YOUR GOAL: In the material below, find each line holding the string "with" and copy it.

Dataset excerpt
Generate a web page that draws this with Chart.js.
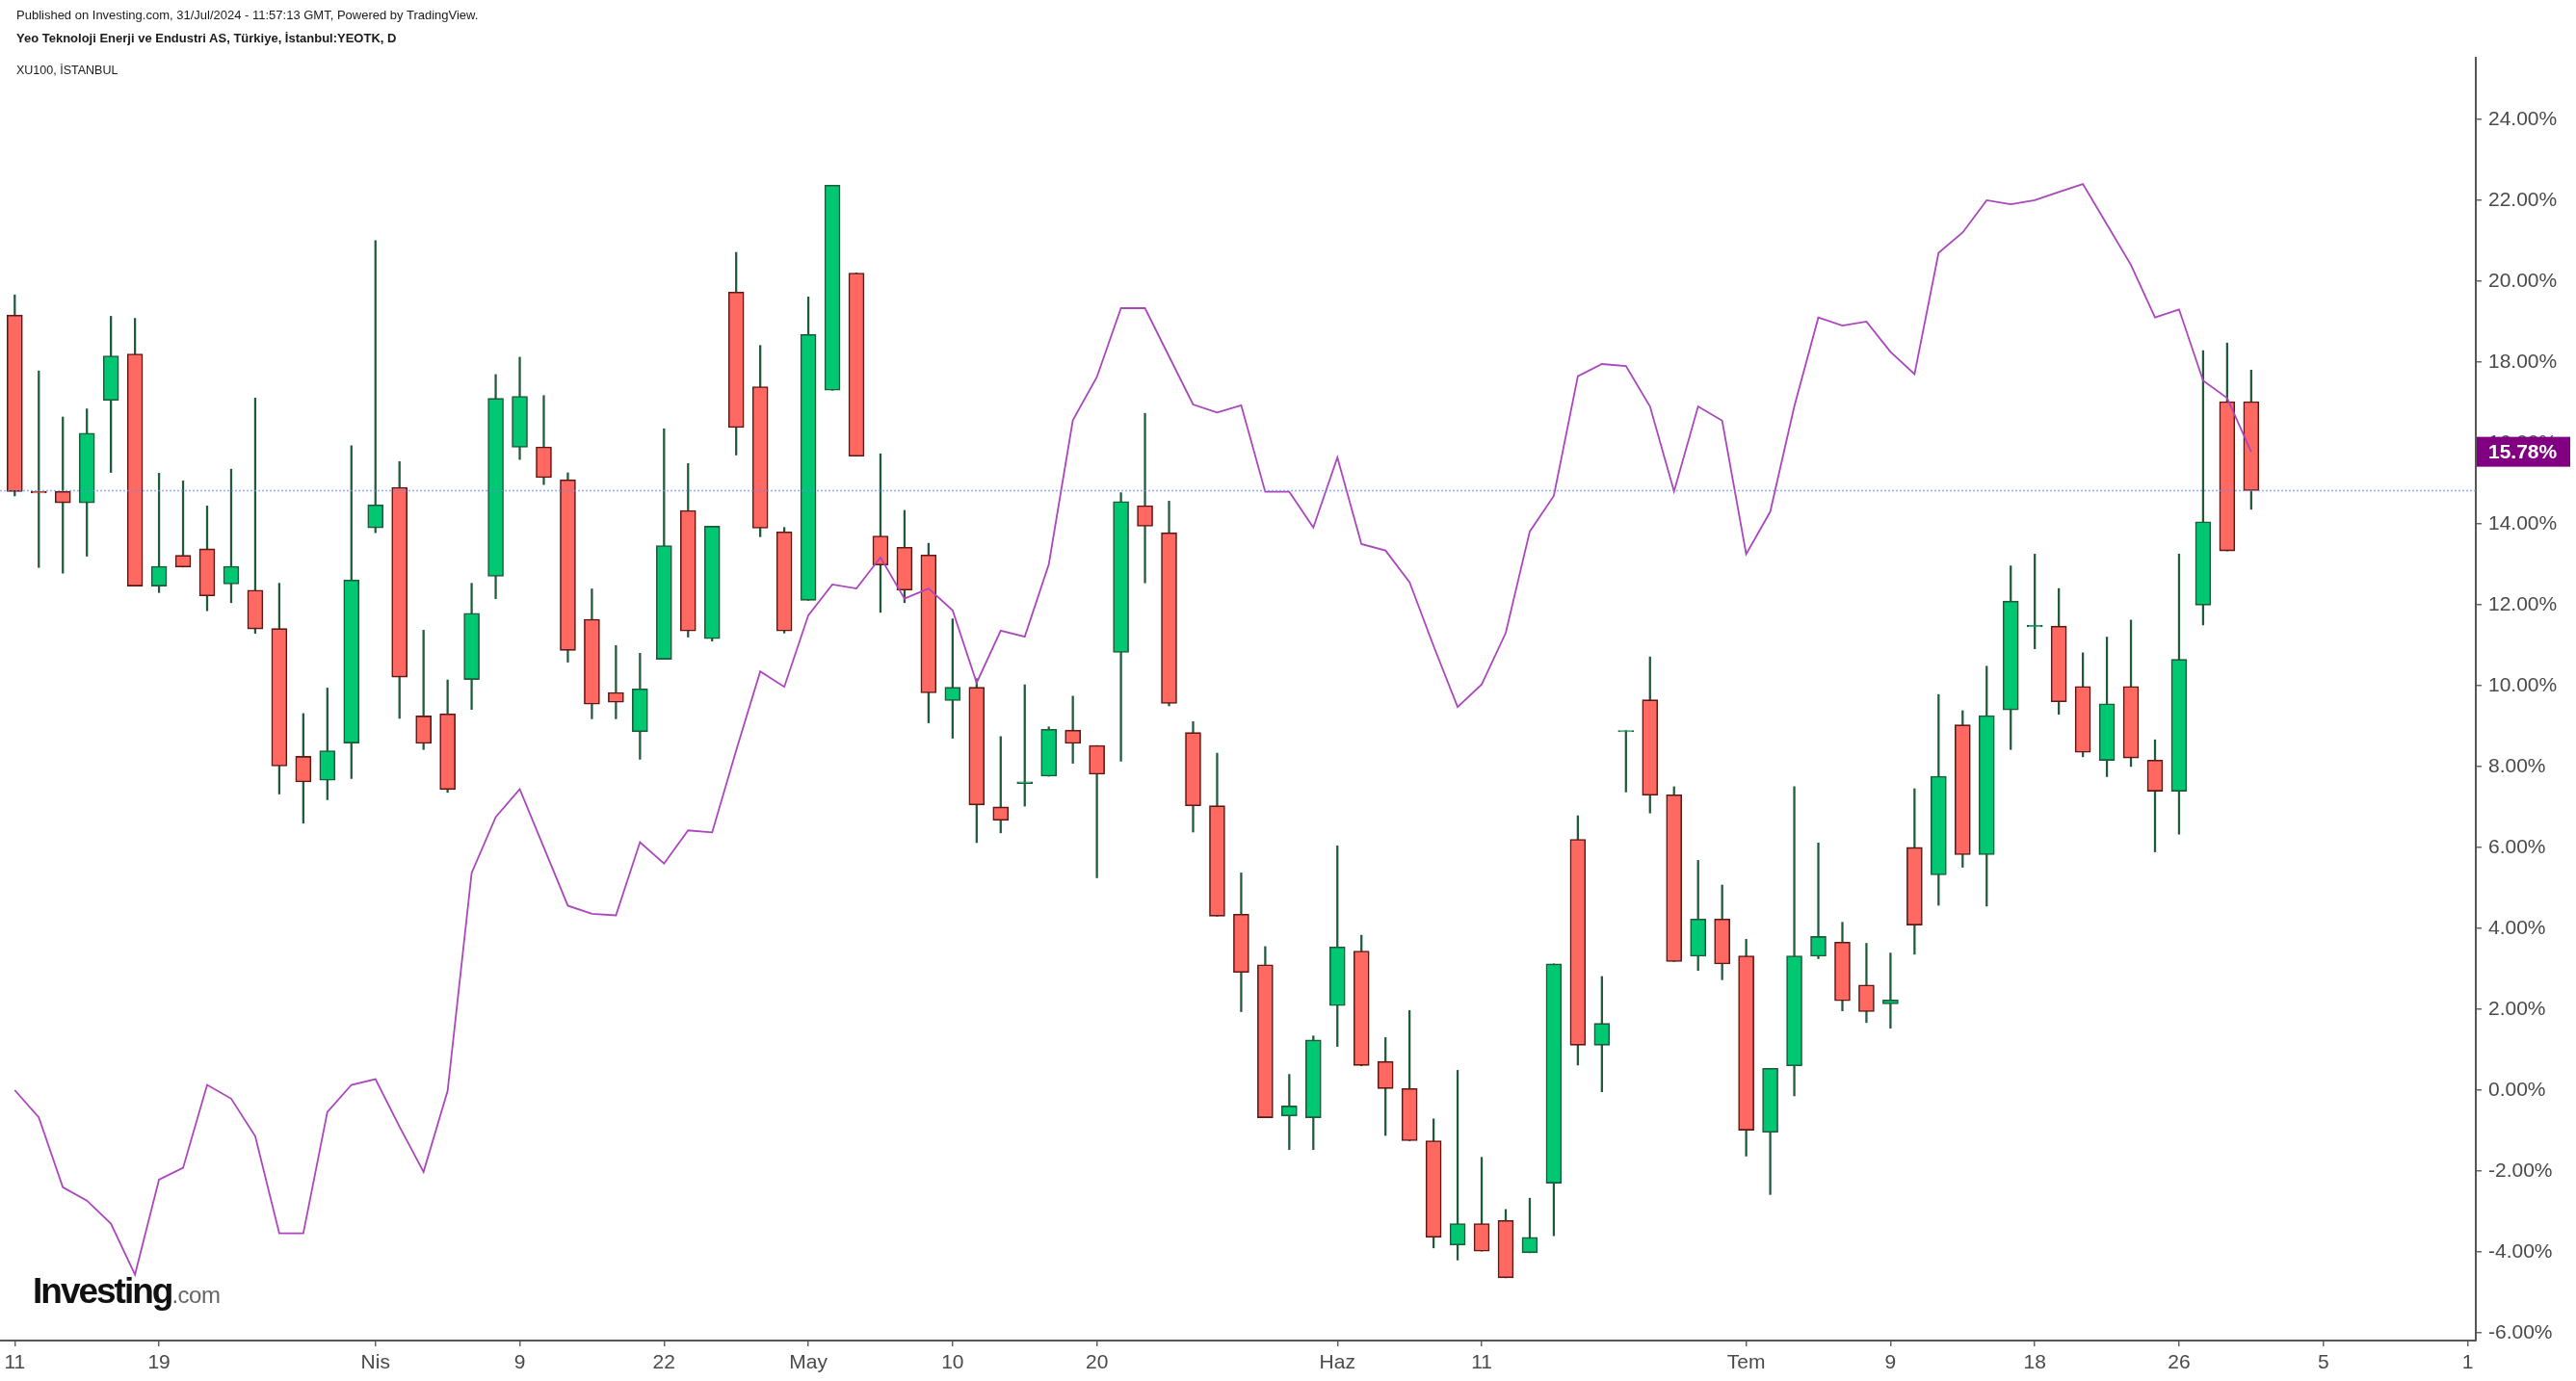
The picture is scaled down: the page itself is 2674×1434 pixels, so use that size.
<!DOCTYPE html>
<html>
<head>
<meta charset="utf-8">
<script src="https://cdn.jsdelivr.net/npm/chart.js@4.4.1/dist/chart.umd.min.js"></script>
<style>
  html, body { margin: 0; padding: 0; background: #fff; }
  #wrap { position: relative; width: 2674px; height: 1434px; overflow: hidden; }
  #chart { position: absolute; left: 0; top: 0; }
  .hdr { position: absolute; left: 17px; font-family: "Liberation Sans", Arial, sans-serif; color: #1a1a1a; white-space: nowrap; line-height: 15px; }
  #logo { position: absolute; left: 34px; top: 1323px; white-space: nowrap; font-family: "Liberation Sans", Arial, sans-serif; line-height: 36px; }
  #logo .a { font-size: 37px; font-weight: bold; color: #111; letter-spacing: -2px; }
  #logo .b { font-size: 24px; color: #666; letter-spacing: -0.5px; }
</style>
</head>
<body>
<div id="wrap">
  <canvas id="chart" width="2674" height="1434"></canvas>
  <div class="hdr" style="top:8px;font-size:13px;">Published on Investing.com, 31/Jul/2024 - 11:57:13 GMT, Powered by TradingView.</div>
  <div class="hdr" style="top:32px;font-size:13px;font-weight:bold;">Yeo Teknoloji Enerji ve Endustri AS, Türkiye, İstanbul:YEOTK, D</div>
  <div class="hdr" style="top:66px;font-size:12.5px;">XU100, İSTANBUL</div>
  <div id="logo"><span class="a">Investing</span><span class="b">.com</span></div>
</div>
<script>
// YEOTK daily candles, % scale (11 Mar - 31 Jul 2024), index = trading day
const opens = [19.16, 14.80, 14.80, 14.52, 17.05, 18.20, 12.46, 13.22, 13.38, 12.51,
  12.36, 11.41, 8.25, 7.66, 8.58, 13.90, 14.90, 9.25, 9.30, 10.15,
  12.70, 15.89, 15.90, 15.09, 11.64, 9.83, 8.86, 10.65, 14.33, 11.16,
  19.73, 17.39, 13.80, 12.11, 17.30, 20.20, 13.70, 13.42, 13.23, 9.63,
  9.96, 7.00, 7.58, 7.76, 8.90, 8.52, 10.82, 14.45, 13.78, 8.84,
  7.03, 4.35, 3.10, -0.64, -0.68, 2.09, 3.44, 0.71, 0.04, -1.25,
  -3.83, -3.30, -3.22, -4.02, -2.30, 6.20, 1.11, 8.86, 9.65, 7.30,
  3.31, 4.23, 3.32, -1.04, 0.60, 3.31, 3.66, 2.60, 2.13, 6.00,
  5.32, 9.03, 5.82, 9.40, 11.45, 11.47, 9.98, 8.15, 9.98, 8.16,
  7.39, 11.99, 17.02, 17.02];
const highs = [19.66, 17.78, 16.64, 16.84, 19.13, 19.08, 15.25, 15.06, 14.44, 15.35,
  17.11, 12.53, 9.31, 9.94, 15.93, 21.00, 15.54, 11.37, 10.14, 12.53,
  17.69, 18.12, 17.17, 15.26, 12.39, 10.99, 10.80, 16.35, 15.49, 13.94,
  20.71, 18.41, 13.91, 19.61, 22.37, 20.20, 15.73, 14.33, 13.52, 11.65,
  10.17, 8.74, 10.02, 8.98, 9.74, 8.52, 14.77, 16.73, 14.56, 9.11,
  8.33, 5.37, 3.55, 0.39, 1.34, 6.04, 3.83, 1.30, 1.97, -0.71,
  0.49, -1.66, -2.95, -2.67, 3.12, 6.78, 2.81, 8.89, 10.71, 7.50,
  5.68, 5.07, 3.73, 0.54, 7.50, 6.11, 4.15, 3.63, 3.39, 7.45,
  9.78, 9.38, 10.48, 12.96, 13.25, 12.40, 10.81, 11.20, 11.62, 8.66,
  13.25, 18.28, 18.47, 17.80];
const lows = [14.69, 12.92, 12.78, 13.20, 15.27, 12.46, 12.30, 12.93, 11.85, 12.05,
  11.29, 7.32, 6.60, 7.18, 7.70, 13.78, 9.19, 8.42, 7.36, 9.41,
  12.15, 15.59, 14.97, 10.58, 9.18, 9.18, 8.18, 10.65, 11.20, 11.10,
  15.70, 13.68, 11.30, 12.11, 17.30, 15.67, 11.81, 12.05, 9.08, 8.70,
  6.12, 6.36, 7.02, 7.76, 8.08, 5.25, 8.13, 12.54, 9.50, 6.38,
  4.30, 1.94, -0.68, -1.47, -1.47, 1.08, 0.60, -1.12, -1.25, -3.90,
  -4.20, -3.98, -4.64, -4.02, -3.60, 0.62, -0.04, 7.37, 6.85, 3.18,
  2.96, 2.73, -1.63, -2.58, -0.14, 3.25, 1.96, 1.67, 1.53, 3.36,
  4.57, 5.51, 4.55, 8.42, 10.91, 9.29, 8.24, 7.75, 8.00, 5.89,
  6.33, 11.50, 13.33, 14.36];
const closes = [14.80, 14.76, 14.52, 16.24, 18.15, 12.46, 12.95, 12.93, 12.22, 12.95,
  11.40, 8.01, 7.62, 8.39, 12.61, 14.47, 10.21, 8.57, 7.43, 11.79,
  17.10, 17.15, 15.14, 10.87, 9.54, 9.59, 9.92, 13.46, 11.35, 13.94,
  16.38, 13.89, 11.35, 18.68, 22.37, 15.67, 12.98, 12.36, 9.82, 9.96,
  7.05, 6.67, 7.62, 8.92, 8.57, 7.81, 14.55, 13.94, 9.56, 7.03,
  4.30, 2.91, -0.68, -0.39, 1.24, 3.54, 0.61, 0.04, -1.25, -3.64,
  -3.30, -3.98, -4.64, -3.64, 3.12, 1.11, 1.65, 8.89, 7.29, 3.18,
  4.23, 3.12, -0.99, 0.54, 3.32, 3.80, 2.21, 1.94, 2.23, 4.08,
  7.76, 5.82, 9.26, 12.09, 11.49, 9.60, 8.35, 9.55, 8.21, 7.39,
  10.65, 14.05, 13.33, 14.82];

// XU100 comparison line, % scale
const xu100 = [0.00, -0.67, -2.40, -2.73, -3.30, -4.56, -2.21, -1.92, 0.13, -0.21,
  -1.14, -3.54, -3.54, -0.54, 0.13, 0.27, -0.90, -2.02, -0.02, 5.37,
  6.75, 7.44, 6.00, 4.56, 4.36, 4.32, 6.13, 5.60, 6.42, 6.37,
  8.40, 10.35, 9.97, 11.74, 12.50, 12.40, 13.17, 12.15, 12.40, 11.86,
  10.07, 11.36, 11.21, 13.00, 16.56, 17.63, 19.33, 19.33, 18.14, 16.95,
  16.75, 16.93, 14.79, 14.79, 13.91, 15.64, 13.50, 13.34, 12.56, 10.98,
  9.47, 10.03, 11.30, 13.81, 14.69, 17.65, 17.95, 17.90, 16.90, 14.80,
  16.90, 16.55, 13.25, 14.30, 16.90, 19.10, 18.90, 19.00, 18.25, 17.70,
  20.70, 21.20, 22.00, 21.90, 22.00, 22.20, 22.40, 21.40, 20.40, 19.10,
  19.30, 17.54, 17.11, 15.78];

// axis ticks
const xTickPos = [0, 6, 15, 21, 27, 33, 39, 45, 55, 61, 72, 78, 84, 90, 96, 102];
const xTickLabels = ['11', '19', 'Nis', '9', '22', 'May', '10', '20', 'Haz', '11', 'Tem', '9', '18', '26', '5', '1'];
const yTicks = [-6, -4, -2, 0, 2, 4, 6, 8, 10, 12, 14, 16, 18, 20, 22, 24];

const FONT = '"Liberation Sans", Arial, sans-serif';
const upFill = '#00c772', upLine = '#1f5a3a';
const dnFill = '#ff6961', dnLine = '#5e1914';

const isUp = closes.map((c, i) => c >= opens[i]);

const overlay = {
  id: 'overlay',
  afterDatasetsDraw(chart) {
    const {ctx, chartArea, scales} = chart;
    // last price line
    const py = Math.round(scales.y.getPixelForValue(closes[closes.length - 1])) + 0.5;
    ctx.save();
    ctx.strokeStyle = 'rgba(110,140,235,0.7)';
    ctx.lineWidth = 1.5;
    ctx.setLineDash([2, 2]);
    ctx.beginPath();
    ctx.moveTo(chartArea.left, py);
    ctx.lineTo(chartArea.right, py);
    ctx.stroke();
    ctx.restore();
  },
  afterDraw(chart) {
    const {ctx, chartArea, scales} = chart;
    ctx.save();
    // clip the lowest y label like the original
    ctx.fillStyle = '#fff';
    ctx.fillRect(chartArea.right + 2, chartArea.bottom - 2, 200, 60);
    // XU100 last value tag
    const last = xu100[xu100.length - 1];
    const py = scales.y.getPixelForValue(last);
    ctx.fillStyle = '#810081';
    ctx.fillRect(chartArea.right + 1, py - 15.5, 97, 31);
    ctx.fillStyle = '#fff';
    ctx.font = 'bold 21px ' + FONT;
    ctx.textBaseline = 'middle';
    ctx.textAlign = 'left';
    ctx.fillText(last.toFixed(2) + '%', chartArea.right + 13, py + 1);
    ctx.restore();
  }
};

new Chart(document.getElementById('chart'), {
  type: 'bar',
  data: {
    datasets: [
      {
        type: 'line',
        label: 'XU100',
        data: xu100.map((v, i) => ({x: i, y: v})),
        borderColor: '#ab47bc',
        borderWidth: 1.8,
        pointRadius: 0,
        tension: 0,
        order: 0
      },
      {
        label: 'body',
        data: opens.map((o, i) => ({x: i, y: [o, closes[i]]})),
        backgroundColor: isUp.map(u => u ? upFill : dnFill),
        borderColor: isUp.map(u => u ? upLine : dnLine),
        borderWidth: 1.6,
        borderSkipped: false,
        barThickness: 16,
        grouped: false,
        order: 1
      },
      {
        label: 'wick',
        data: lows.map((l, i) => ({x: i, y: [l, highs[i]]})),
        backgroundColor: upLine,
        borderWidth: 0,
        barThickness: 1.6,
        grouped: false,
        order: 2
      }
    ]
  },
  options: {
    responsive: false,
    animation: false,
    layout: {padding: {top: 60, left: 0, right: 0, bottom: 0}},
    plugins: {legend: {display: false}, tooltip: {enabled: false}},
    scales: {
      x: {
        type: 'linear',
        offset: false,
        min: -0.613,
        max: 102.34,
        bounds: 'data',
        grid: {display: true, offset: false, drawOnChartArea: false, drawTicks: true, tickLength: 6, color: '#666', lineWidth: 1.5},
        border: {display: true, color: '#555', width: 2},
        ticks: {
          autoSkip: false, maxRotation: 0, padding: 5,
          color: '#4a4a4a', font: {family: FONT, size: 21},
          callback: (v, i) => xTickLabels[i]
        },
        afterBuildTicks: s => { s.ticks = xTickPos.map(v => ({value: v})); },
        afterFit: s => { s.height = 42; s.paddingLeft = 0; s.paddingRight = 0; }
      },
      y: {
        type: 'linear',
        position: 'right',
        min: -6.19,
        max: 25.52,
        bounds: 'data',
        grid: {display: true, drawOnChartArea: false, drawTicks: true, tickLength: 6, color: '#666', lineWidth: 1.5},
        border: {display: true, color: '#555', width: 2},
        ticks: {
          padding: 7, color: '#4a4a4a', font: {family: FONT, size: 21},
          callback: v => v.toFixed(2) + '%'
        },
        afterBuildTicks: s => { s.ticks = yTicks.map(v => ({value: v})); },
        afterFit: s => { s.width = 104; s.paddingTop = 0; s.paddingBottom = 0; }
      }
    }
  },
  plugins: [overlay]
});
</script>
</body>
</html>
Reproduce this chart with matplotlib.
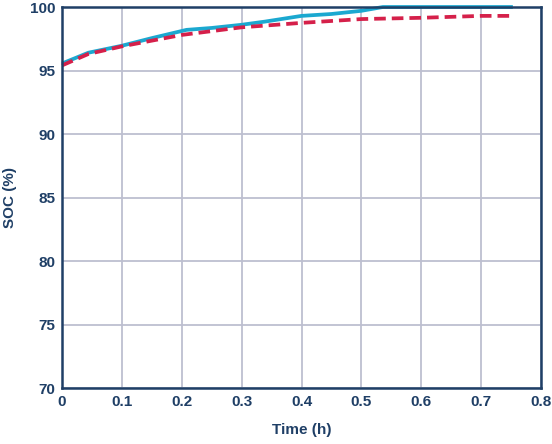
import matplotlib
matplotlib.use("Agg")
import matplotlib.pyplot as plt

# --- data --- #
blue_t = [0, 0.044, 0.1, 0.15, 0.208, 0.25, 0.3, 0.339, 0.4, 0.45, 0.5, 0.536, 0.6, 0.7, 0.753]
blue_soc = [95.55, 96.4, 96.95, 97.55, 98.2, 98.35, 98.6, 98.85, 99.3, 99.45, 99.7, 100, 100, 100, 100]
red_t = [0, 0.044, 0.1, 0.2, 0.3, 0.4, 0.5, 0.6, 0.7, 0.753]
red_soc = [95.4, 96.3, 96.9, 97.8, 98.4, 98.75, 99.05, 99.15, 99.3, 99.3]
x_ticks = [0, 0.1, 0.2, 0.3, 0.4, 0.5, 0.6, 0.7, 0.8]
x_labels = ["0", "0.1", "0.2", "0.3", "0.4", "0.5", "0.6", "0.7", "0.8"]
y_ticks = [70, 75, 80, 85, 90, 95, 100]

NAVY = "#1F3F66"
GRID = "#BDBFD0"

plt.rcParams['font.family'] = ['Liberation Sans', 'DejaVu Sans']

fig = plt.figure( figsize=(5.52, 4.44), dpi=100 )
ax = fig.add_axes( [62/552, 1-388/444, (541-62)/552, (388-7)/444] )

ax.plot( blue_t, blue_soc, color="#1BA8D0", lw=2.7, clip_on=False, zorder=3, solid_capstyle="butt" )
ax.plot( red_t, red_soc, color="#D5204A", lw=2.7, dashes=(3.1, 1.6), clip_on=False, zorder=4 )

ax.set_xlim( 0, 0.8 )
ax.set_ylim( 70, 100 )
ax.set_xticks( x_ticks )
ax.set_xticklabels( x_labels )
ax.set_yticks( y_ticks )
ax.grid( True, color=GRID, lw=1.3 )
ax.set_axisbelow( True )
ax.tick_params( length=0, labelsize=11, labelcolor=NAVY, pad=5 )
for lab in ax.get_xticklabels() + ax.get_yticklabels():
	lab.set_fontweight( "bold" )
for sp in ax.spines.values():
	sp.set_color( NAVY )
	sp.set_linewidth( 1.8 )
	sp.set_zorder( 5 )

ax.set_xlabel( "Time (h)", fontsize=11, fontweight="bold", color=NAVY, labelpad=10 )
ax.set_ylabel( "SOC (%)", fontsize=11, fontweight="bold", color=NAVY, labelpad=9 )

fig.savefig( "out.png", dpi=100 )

COMPLETE OUTPUT:
Generate a web page that draws this with Chart.js.
Reproduce this chart with matplotlib.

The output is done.